The contrivance which is claimed as the subject of this Patent, consists in forming the series of pegs in a straight line, and causing the axle of the driving pinion to work in an endless groove which extends along each side of the row of pegs round its ends. The pinion being put in rotary motion, and its teeth taking in between the pegs, causes the sliding rack or frame of pegs to be driven along until

the pinion has reached the end of the range, when it works round the extreme peg, and then coming into operation on the opposite side of the pegs, works the rack or frame of pegs back again, thus producing a reciprocating movement, which is applicable to various kinds of machinery.

This contrivance is so well known as a mechanical agent, and has been modified and applied in such a multitude of ways, that we feel surprised at seeing it now proposed as a new invention.-[Inrolled in the Inrolment Office, May, 1830.]

TO JOHN GRAY, of Beaumauris, in the county of Anglesea, gentleman, for his invention of a new and improved method of preparing and putting on copper sheathing for shipping.-[Sealed 4th February, 1830.]

THIS is merely an apparatus for punching holes in the plates or sheets of copper or other metal intended to be placed on the bottoms of ships, for sheathing.
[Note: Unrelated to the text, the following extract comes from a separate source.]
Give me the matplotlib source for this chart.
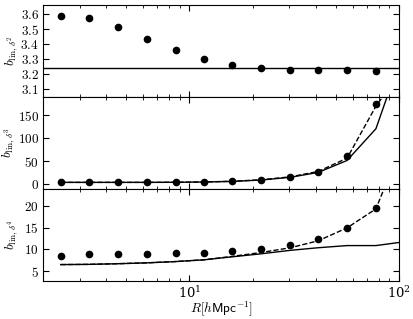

The particular object of the Patentee appears to be to counter-sink the holes in the plates or sheets of metal, so as to admit a portion of the heads of the nails or bolts by which they are fastened to the ship's bottom, and thereby to prevent the uneven surface which the heads of the nails or bolts would present to the water when the sheathing has been attached.
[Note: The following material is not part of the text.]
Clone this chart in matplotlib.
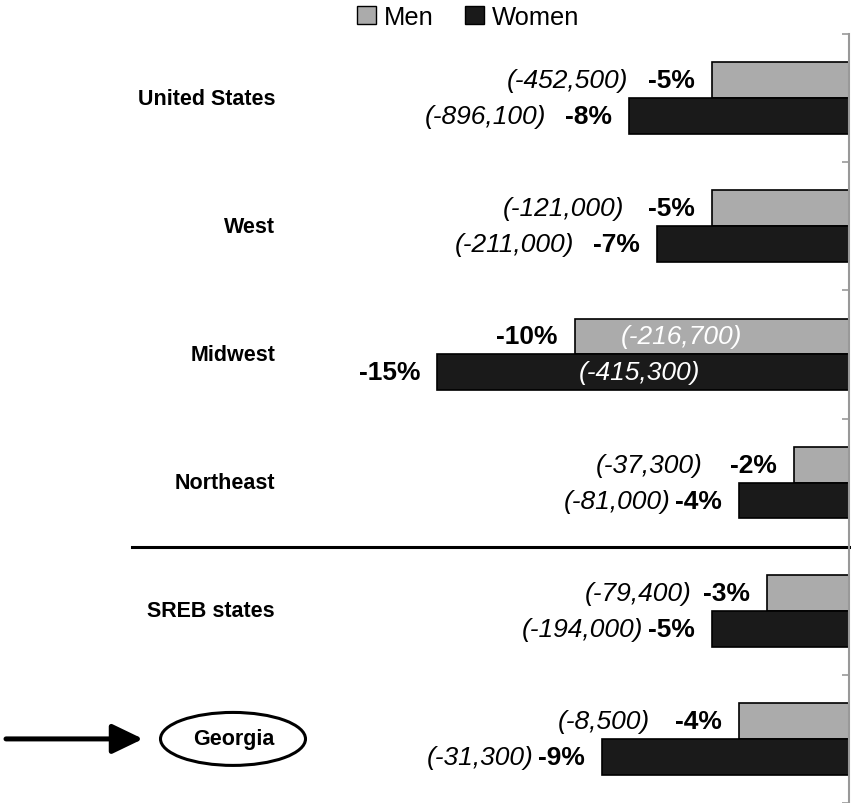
import matplotlib
matplotlib.use("Agg")
import matplotlib.pyplot as plt
import numpy as np
from matplotlib.patches import Patch, Ellipse
from matplotlib.lines import Line2D
from matplotlib.transforms import blended_transform_factory

plt.rcParams['font.family'] = ['Liberation Sans', 'DejaVu Sans']

regions = ["United States", "West", "Midwest", "Northeast", "SREB states", "Georgia"]
men_pct = [-5, -5, -10, -2, -3, -4]
women_pct = [-8, -7, -15, -4, -5, -9]
men_count = [-452500, -121000, -216700, -37300, -79400, -8500]
women_count = [-896100, -211000, -415300, -81000, -194000, -31300]

# px gaps between the count and the percent label (as in the original)
men_gap = [20, 24, 0, 28, 11, 25]
women_gap = [19, 19, 0, 5, 5, 5]
inside_rows = ["Midwest"]

W, H = 851, 804
PX = 72 / 100  # points per pixel

fig = plt.figure(figsize=(W / 100, H / 100), dpi=100)
ax = fig.add_axes([0, 0, 849 / W, 1 - 35 / H])

men_color = '#ABABAB'
women_color = '#1A1A1A'

y = np.arange(len(regions)) + 0.5
h = 0.28
ax.barh(y - h / 2, men_pct, height=h, color=men_color, edgecolor='black', linewidth=1.2)
ax.barh(y + h / 2, women_pct, height=h, color=women_color, edgecolor='black', linewidth=1.2)

ax.set_xlim(-849 / 27.45, 0)
ax.set_ylim(len(regions), 0)

for s in ["left", "top", "bottom"]:
    ax.spines[s].set_visible(False)
ax.spines["right"].set_color('#999999')
ax.spines["right"].set_linewidth(1.5)
ax.set_xticks([])
ax.yaxis.tick_right()
ax.set_yticks(np.arange(len(regions) + 1))
ax.tick_params(axis='y', direction='in', length=5, width=1.2, color='#999999', labelright=False)

ytr = ax.get_yaxis_transform()
cat_size = 15.5


def put_labels(yy, pct, count, gap, inside, frac):
    p = ax.annotate(f'{pct}%', xy=(pct, yy), xytext=(-17 * PX, 0), textcoords='offset points',
                    ha='right', va='center', fontsize=19, fontweight='bold')
    if inside:
        ax.text(pct * frac, yy, f'({count:,})', ha='center', va='center', fontsize=19,
                style='italic', color='white')
    else:
        ax.annotate(f'({count:,})', xy=(0, 0.5), xycoords=p, xytext=(-gap * PX, 0),
                    textcoords='offset points', ha='right', va='center', fontsize=19, style='italic')


for i, name in enumerate(regions):
    inside = name in inside_rows
    put_labels(y[i] - h / 2, men_pct[i], men_count[i], men_gap[i], inside, 0.61)
    put_labels(y[i] + h / 2, women_pct[i], women_count[i], women_gap[i], inside, 0.51)

    if name == "Georgia":
        ax.text(234 / 849, y[i], name, transform=ytr, ha='center', va='center',
                fontsize=cat_size, fontweight='bold')
        ax.add_patch(Ellipse((233 / 849, y[i]), 145 / 849, 53 / 128.2, transform=ytr,
                             facecolor='none', edgecolor='black', linewidth=2.2, clip_on=False))
        ax.annotate('', xy=(143 / 849, y[i]), xytext=(6 / 849, y[i]), xycoords=ytr,
                    arrowprops=dict(arrowstyle='-|>,head_length=18.7,head_width=9',
                                    mutation_scale=1, lw=3.6, color='black',
                                    shrinkA=0, shrinkB=0))
    else:
        ax.text(275 / 849, y[i], name, transform=ytr, ha='right', va='center',
                fontsize=cat_size, fontweight='bold')

# separator between census regions and SREB
sep = Line2D([132 / W, 1], [4, 4], transform=blended_transform_factory(fig.transFigure, ax.transData),
             color='black', linewidth=2.2, clip_on=False)
ax.add_artist(sep)

fig.legend(handles=[Patch(facecolor=men_color, edgecolor='black'),
                    Patch(facecolor=women_color, edgecolor='black')],
           labels=['Men', 'Women'], loc='center', bbox_to_anchor=(468 / W, 1 - 18 / H),
           ncol=2, frameon=False, fontsize=18.4, handlelength=0.78, handleheight=0.67,
           handletextpad=0.3, columnspacing=1.2, borderpad=0)

fig.savefig("out.png", dpi=100)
Plate II, fig. 15, shows an apparatus to be fixed by screws or pins to a bench a, a, which consist of a bridge b, b, carrying a screw punch c, c. The lower part of this punch is egg shaped, in order to produce the counter-sunk form of the hole on the upper or outer side of the plate or sheet of metal.

The bench is to have a stout plate of steel, with a hole in it, to receive the end of the punch, and the sheet of copper or other metal having the points at which the holes are to be pierced, carefully marked out, is to be placed upon the bench under the punch; the screw being thus depressed, by means of the winch or lever, at its upper end, a hole is pierced through the sheet of copper, and the upper side of it pressed into a counter-sunk recess by the egg shaped form of the punch.

Another modification of the apparatus is shown at fig. 16, having a lower plate a, instead of the bench, which plate is affixed to the upper piece answering to the bridge b, in the previous figure; in the middle is the screw punch c, and at d is the winch or lever for depressing the punch. There are two pieces e, e, formed like the punch, having egg shaped points, these are made to slide loosely through the bridge, and are raised by small levers. These points e, are designed to be inserted into one or more of the holes previously pierced in the sheet, in order to keep it steady, and in its place, while another hole is being punched; which will render the holes all at equal distances.

Plates of copper or other metal having been prepared, by rolling in a mill as usual, and cut to the proper sizes for sheathing, are thus to be punched with series of countersunk holes, and when put on the ship's bottom the heads of the nails or bolts by which they are attached will be nearly embedded in the surface of the sheathing, and render it nearly smooth. [Inrolled at the Inrolment Office, April, 1830.]